HIDE YOUR EYES by Alison Gaylin

HIDE YOUR EYES by Alison Gaylin


New York Rule #1: Don’t get involved.
Samantha Leiffer already has a self-centered, self-help guru for a mother, a cadre of off-kilter Greenwich village pals, and an ex-boyfriend that cheated on her with both sexes. She doesn’t need any more grief. But when she accidentally spies two people dumping a dubious-looking ice chest into the Hudson River, she has an unsettling feeling about its contents…

New York Rule #2: Don’t make eye contact.
But despite her better judgement and the advice of her friends, Sam sets out to unravel the mystery - and soon finds herself stalked by a sinister, shadowy figure who’s wearing-one-of-a-kind mirrored contact lenses…

New York Rule #3: If you must break rules #1 and #2, get some help from New York’s Finest.
Now aided by a hard as nails homicide detective, Sam is poking into some dark and unsavory corners of the city - and finding out more than she ever wanted to know…

New York Rules #4 and #5: Don’t Expect anything to be what it seems…and when necessary, fight like hell.

Why this book:

I honestly don’t remember why I bought this. I’m sure it was in my new mystery / suspense / thriller author glomming phase from a couple of years ago. I closed my eyes and grabbed it randomly from my shelf and read a few chapters on the 1st. I read the bulk on the 2nd and finished the last few chapters on the 3rd.

Five things I liked about this book:

#1 - I love NYC set books when the author knows the city and you can tell it in the writing.

#2 - The characters are truly characters. Eccentric and offbeat, without being caricatures.

#3 - The first person voice is great. Snappy and sharp and smart. I liked being in Samantha’s head. She made me laugh, and I felt like I knew her.

#4 - The twists and turns in the plot. True surprises. Flipping what I thought I knew about a character, and me never seeing it coming. Keeping me guessing. Good job.

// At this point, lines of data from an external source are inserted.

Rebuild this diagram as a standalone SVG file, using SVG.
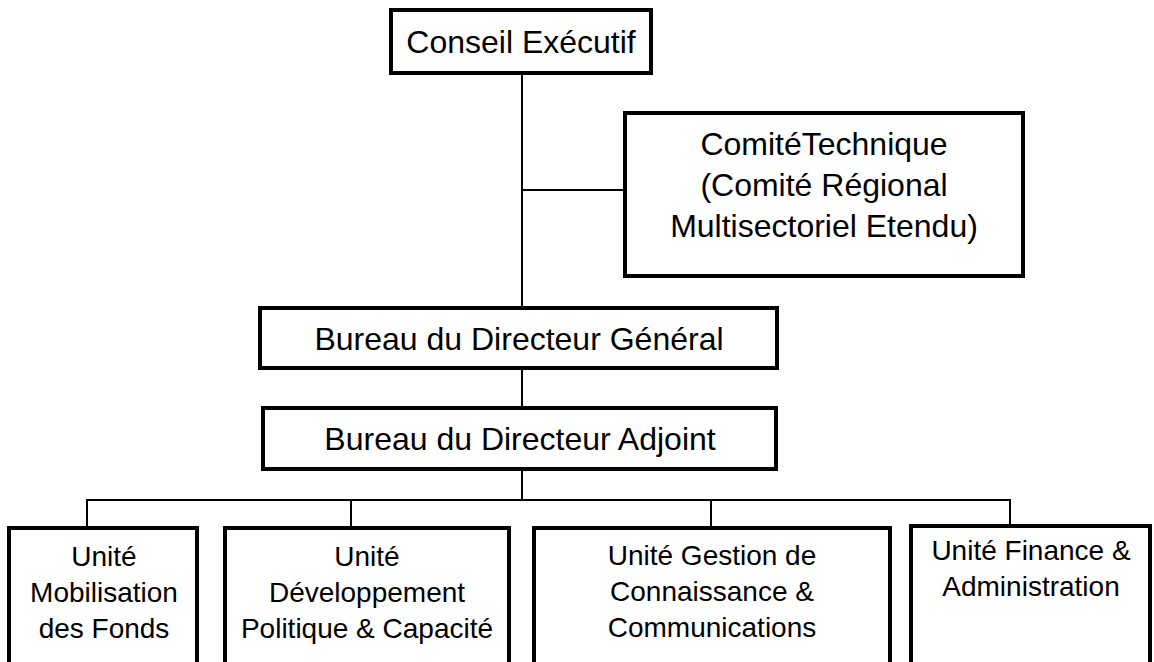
<svg xmlns="http://www.w3.org/2000/svg" width="1154" height="662" viewBox="0 0 1154 662">
  <style>
    .box { fill: #ffffff; stroke: #000000; stroke-width: 4; }
    .link { fill: none; stroke: #000000; stroke-width: 2; }
    .lbl { font-family: "Liberation Sans", Arial, sans-serif; font-size: 32px; fill: #000000; text-anchor: middle; }
    .unit { font-family: "Liberation Sans", Arial, sans-serif; font-size: 28px; fill: #000000; text-anchor: middle; }
  </style>
  <rect width="1154" height="662" fill="#ffffff"/>

  <!-- connectors -->
  <g id="connectors">
    <line class="link" x1="522" y1="73" x2="522" y2="308"/>
    <line class="link" x1="522" y1="190" x2="625" y2="190"/>
    <line class="link" x1="522" y1="368" x2="522" y2="408"/>
    <line class="link" x1="522" y1="469" x2="522" y2="500"/>
    <polyline class="link" points="87,528 87,500 1010,500 1010,526"/>
    <line class="link" x1="351" y1="500" x2="351" y2="528"/>
    <line class="link" x1="711" y1="500" x2="711" y2="528"/>
  </g>

  <g id="conseil-executif">
    <rect class="box" x="391" y="10" width="260" height="63"/>
    <text class="lbl" x="521" y="53">Conseil Exécutif</text>
  </g>

  <g id="comite-technique">
    <rect class="box" x="625" y="113" width="398" height="163"/>
    <text class="lbl" x="824" y="155">ComitéTechnique</text>
    <text class="lbl" x="824" y="196">(Comité Régional</text>
    <text class="lbl" x="824" y="237">Multisectoriel Etendu)</text>
  </g>

  <g id="directeur-general">
    <rect class="box" x="260" y="308" width="517" height="60"/>
    <text class="lbl" x="519" y="350">Bureau du Directeur Général</text>
  </g>

  <g id="directeur-adjoint">
    <rect class="box" x="263" y="408" width="513" height="61"/>
    <text class="lbl" x="520" y="450">Bureau du Directeur Adjoint</text>
  </g>

  <g id="unite-mobilisation">
    <rect class="box" x="9" y="528" width="188" height="145"/>
    <text class="unit" x="104" y="566">Unité</text>
    <text class="unit" x="104" y="602">Mobilisation</text>
    <text class="unit" x="104" y="638">des Fonds</text>
  </g>

  <g id="unite-developpement">
    <rect class="box" x="225" y="528" width="284" height="145"/>
    <text class="unit" x="367" y="566">Unité</text>
    <text class="unit" x="367" y="602">Développement</text>
    <text class="unit" x="367" y="638">Politique &amp; Capacité</text>
  </g>

  <g id="unite-connaissance">
    <rect class="box" x="534" y="528" width="356" height="145"/>
    <text class="unit" x="712" y="565">Unité Gestion de</text>
    <text class="unit" x="712" y="601">Connaissance &amp;</text>
    <text class="unit" x="712" y="637">Communications</text>
  </g>

  <g id="unite-finance">
    <rect class="box" x="911" y="526" width="239" height="147"/>
    <text class="unit" x="1031" y="560">Unité Finance &amp;</text>
    <text class="unit" x="1031" y="596">Administration</text>
  </g>
</svg>
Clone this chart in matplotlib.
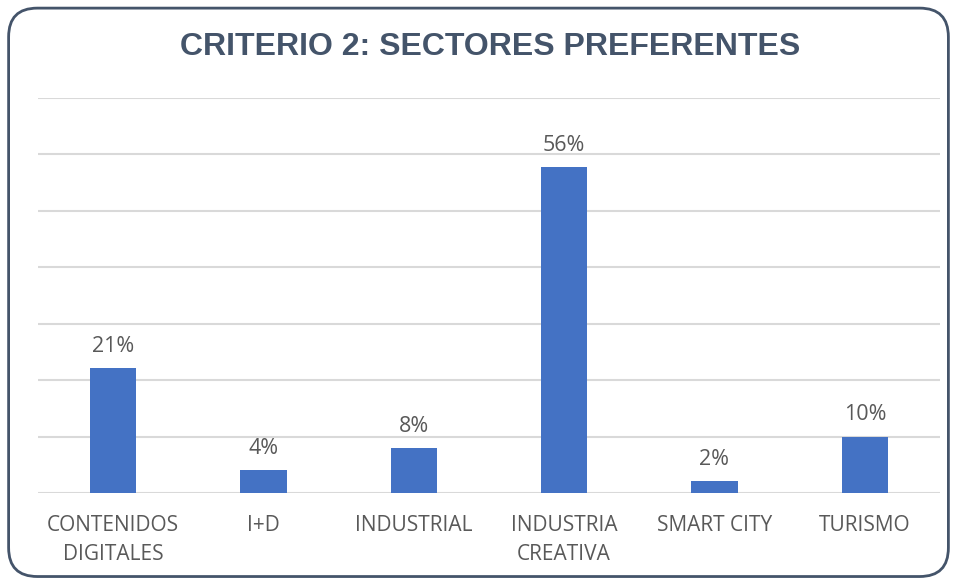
import matplotlib
matplotlib.use("Agg")
import matplotlib.pyplot as plt
from matplotlib.patches import FancyBboxPatch

# --------- DATA ----------
sectores = ["CONTENIDOS\nDIGITALES", "I+D", "INDUSTRIAL", "INDUSTRIA\nCREATIVA", "SMART CITY", "TURISMO"]
# bar heights (they don't exactly match the printed labels)
alturas = [22.1, 4.0, 8.0, 57.8, 2.1, 10.0]
etiquetas = ["21%", "4%", "8%", "56%", "2%", "10%"]
titulo = "CRITERIO 2: SECTORES PREFERENTES"

text_color = "#595959"
bar_color = "#4472C4"

fig = plt.figure(figsize=(9.57, 5.8), dpi=100)

# rounded border around the chart
border = FancyBboxPatch((0.009, 0.006), 0.982, 0.98,
                        boxstyle="round,pad=0,rounding_size=0.03",
                        transform=fig.transFigure, facecolor="none",
                        edgecolor="#44546A", linewidth=2, mutation_aspect=957 / 580,
                        zorder=5)
fig.patches.append(border)

ax = fig.add_axes([38 / 957, 1 - 493 / 580, 902 / 957, 395 / 580])
ax.set_facecolor("none")

x = range(len(sectores))
bars = ax.bar(x, alturas, width=0.31, color=bar_color, zorder=3)

for b, lab in zip(bars, etiquetas):
    ax.annotate(lab, (b.get_x() + b.get_width() / 2, b.get_height()),
                xytext=(0, 8), textcoords="offset points", ha="center", va="bottom",
                fontsize=15.5, color=text_color, family="Open Sans")

ax.set_xlim(-0.5, len(sectores) - 0.5)
ax.set_ylim(0, 70)
ax.set_yticks(range(0, 71, 10))
ax.yaxis.grid(True, color="#D9D9D9", linewidth=1.5, zorder=0)
ax.tick_params(axis="y", left=False, labelleft=False)
ax.tick_params(axis="x", bottom=False, pad=12)
ax.set_xticks(list(x))
ax.set_xticklabels(sectores, fontsize=15, color=text_color, family="Open Sans",
                   linespacing=1.5, va="top")
for s in ax.spines.values():
    s.set_visible(False)

fig.text(0.512, 1 - 47 / 580, titulo, ha="center", va="center", fontsize=23,
         fontweight="bold", color="#44546A", family="Liberation Sans")

fig.savefig("out.png", dpi=100)
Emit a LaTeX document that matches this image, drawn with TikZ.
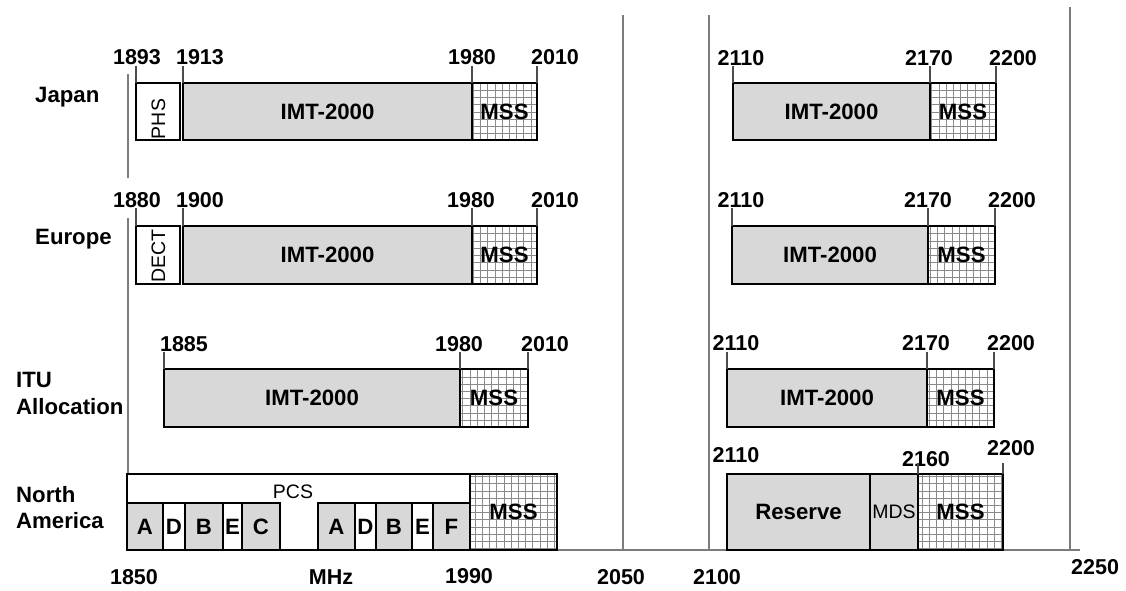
\documentclass[tikz,border=0pt]{standalone}
\usepackage{fontspec}
\setmainfont{Liberation Sans}
\definecolor{bandgray}{HTML}{D8D8D8}
\definecolor{guidegray}{HTML}{7C7C7C}
\definecolor{hatchgray}{HTML}{8A8A8A}
\newcommand\bigbold{\fontsize{21.5}{24}\selectfont\bfseries}
\newcommand\boxbold{\fontsize{22.2}{24}\selectfont\bfseries}
\newcommand\smallreg{\fontsize{19.5}{22}\selectfont}
\newcommand\fband[7]{\node[#6, minimum width={(#4-#2)*1pt}, minimum height={(#5-#3)*1pt}, anchor=north west] (#1) at (#2,#3) {#7};}
\tikzset{
  guide/.style={draw=guidegray, line width=1.6pt},
  tickln/.style={draw=black!70, line width=1.2pt},
  bandbox/.style={draw=black, line width=2.6pt, inner sep=0pt, outer sep=0pt},
  plainbox/.style={bandbox, fill=white},
  imt/.style={bandbox, fill=bandgray, font=\boxbold},
  mss/.style={bandbox, fill=white, font=\boxbold,
    path picture={\draw[draw=hatchgray, line width=0.7pt]
      ([xshift=-10pt,yshift=-10pt]path picture bounding box.south west) grid[step=7.2pt]
      ([xshift=10pt,yshift=10pt]path picture bounding box.north east);}},
  freq/.style={font=\bigbold, inner sep=0pt, anchor=base},
  region/.style={font=\boxbold, inner sep=0pt, anchor=base west},
  smalltxt/.style={font=\smallreg, inner sep=0pt},
}
\begin{document}
\begin{tikzpicture}[x=1pt,y=-1pt]
\useasboundingbox (0,0) rectangle (1126,590);
\fill[white] (0,0) rectangle (1126,590);
% frame coordinates
\coordinate (g1t) at (128,74);
\coordinate (g1m) at (128,178);
\coordinate (g1n) at (128,218);
\coordinate (g1b) at (128,550);
\coordinate (g2t) at (623,15);
\coordinate (g2b) at (623,550);
\coordinate (g3t) at (709,15);
\coordinate (g3b) at (709,550);
\coordinate (g4t) at (1070,7);
\coordinate (g4b) at (1070,550);
\coordinate (axe) at (1080,550);
\draw[guide] (g1t) -- (g1m);
\draw[guide] (g1n) -- (g1b);
\draw[guide] (g2t) -- (g2b);
\draw[guide] (g3t) -- (g3b);
\draw[guide] (g4t) -- (g4b);
\draw[guide] (g1b) -- (axe);

% region labels
\node[region] (rjap) at (35,102) {Japan};
\node[region] (reur) at (35,244) {Europe};
\node[region] (ritu1) at (16,387) {ITU};
\node[region] (ritu2) at (16,414) {Allocation};
\node[region] (rna1) at (16,502) {North};
\node[region] (rna2) at (16,528) {America};

% ---------- Japan ----------
\fband{jphs}{136}{83}{180}{140}{plainbox}{}
\fband{jimt}{183}{83}{472}{140}{imt}{IMT-2000}
\fband{jmss}{472}{83}{537}{140}{mss}{MSS}
\fband{jimtr}{733}{83}{930}{140}{imt}{IMT-2000}
\fband{jmssr}{930}{83}{996}{140}{mss}{MSS}
\node[smalltxt, rotate=90] (jphst) at (158.5,119) {PHS};
\node[freq] (j1893) at (137,64) {1893};
\node[freq] (j1913) at (200,64) {1913};
\node[freq] (j1980) at (472,64) {1980};
\node[freq] (j2010) at (555,64) {2010};
\node[freq] (j2110) at (741,65) {2110};
\node[freq] (j2170) at (929,65) {2170};
\node[freq] (j2200) at (1013,65) {2200};
\foreach \c in {jphs.north west, jimt.north west, jmss.north west, jmss.north east, jimtr.north west, jmssr.north west, jmssr.north east}
  \draw[tickln] (\c) -- ++(0,-17);

% ---------- Europe ----------
\fband{ephs}{136}{226}{180}{284}{plainbox}{}
\fband{eimt}{183}{226}{472}{284}{imt}{IMT-2000}
\fband{emss}{472}{226}{537}{284}{mss}{MSS}
\fband{eimtr}{732}{226}{928}{284}{imt}{IMT-2000}
\fband{emssr}{928}{226}{995}{284}{mss}{MSS}
\node[smalltxt, rotate=90] (edect) at (158.5,256) {DECT};
\node[freq] (e1880) at (137,207) {1880};
\node[freq] (e1900) at (200,207) {1900};
\node[freq] (e1980) at (471,207) {1980};
\node[freq] (e2010) at (555,207) {2010};
\node[freq] (e2110) at (741,207) {2110};
\node[freq] (e2170) at (928,207) {2170};
\node[freq] (e2200) at (1012,207) {2200};
\foreach \c in {ephs.north west, eimt.north west, emss.north west, emss.north east, eimtr.north west, emssr.north west, emssr.north east}
  \draw[tickln] (\c) -- ++(0,-18);

% ---------- ITU ----------
\fband{iimt}{164}{369}{460}{427}{imt}{IMT-2000}
\fband{imss}{460}{369}{528}{427}{mss}{MSS}
\fband{iimtr}{727}{369}{927}{427}{imt}{IMT-2000}
\fband{imssr}{927}{369}{994}{427}{mss}{MSS}
\node[freq] (i1885) at (184,351) {1885};
\node[freq] (i1980) at (459,351) {1980};
\node[freq] (i2010) at (545,351) {2010};
\node[freq] (i2110) at (736,350) {2110};
\node[freq] (i2170) at (926,350) {2170};
\node[freq] (i2200) at (1011,350) {2200};
\foreach \c in {iimt.north west, imss.north west, imss.north east, iimtr.north west, imssr.north west, imssr.north east}
  \draw[tickln] (\c) -- ++(0,-17);

% ---------- North America ----------
\fband{pcs}{127}{474}{470}{550}{plainbox}{}
\node[smalltxt] (pcst) at (293,492) {PCS};
\fband{na1}{127}{503}{163}{550}{imt}{A}
\fband{nd1}{163}{503}{185}{550}{plainbox}{\boxbold D}
\fband{nb1}{185}{503}{223}{550}{imt}{B}
\fband{ne1}{223}{503}{242}{550}{plainbox}{\boxbold E}
\fband{nc1}{242}{503}{280}{550}{imt}{C}
\fband{na2}{318}{503}{355}{550}{imt}{A}
\fband{nd2}{355}{503}{376}{550}{plainbox}{\boxbold D}
\fband{nb2}{376}{503}{412}{550}{imt}{B}
\fband{ne2}{412}{503}{433}{550}{plainbox}{\boxbold E}
\fband{nf2}{433}{503}{470}{550}{imt}{F}
\fband{nmss}{470}{474}{557}{550}{mss}{MSS}
\fband{nres}{727}{474}{870}{550}{imt}{Reserve}
\fband{nmds}{870}{474}{918}{550}{imt}{\smallreg\mdseries MDS}
\fband{nmssr}{918}{474}{1003}{550}{mss}{MSS}
\node[freq] (n2110) at (736,462) {2110};
\node[freq] (n2160) at (926,466) {2160};
\node[freq] (n2200) at (1011,455) {2200};
\draw[tickln] (nmssr.north west) -- ++(0,-11);
\draw[tickln] (nmssr.north east) -- ++(0,-11);

% ---------- axis labels ----------
\node[freq] (a1850) at (134,584) {1850};
\node[freq] (amhz) at (331,584) {MHz};
\node[freq] (a1990) at (469,583) {1990};
\node[freq] (a2050) at (621,584) {2050};
\node[freq] (a2100) at (717,584) {2100};
\node[freq, anchor=base west] (a2250) at (1071,574) {2250};
\end{tikzpicture}
\end{document}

#5 - The weaving in of the heroine’s backstory was brilliantly done. I was totally intrigued.

One thing I did not like about this book:

Finding out it’s the first in a series since I’m on a buying hiatus, argh! Oh, and a choice the heroine made at the end of the book that made me want to smack her.

A Funny Thing . . .

I just read an article on this author the other night.  I had never heard of her before and I was going thru a magazine a friend of mine gave me (she's a reader too). 

I might have to see if I can find this.  Will probably start at the library.  This sounds pretty much up my alley.  Is the smack you want to give her a minor issue or a major one?

Amanda

If a man's home is his castle . . . HE can learn to clean it!

DFW Plus - Come see what we are reading!

The smack.  Hmm.  I'll go

The smack.  Hmm.  I'll go with minor because with just a tweak, a phone call before the move she made, the outcome would've been the same.  If the whole plot had turned on that one point of what I felt was stupidity, then I would've been seriously irked.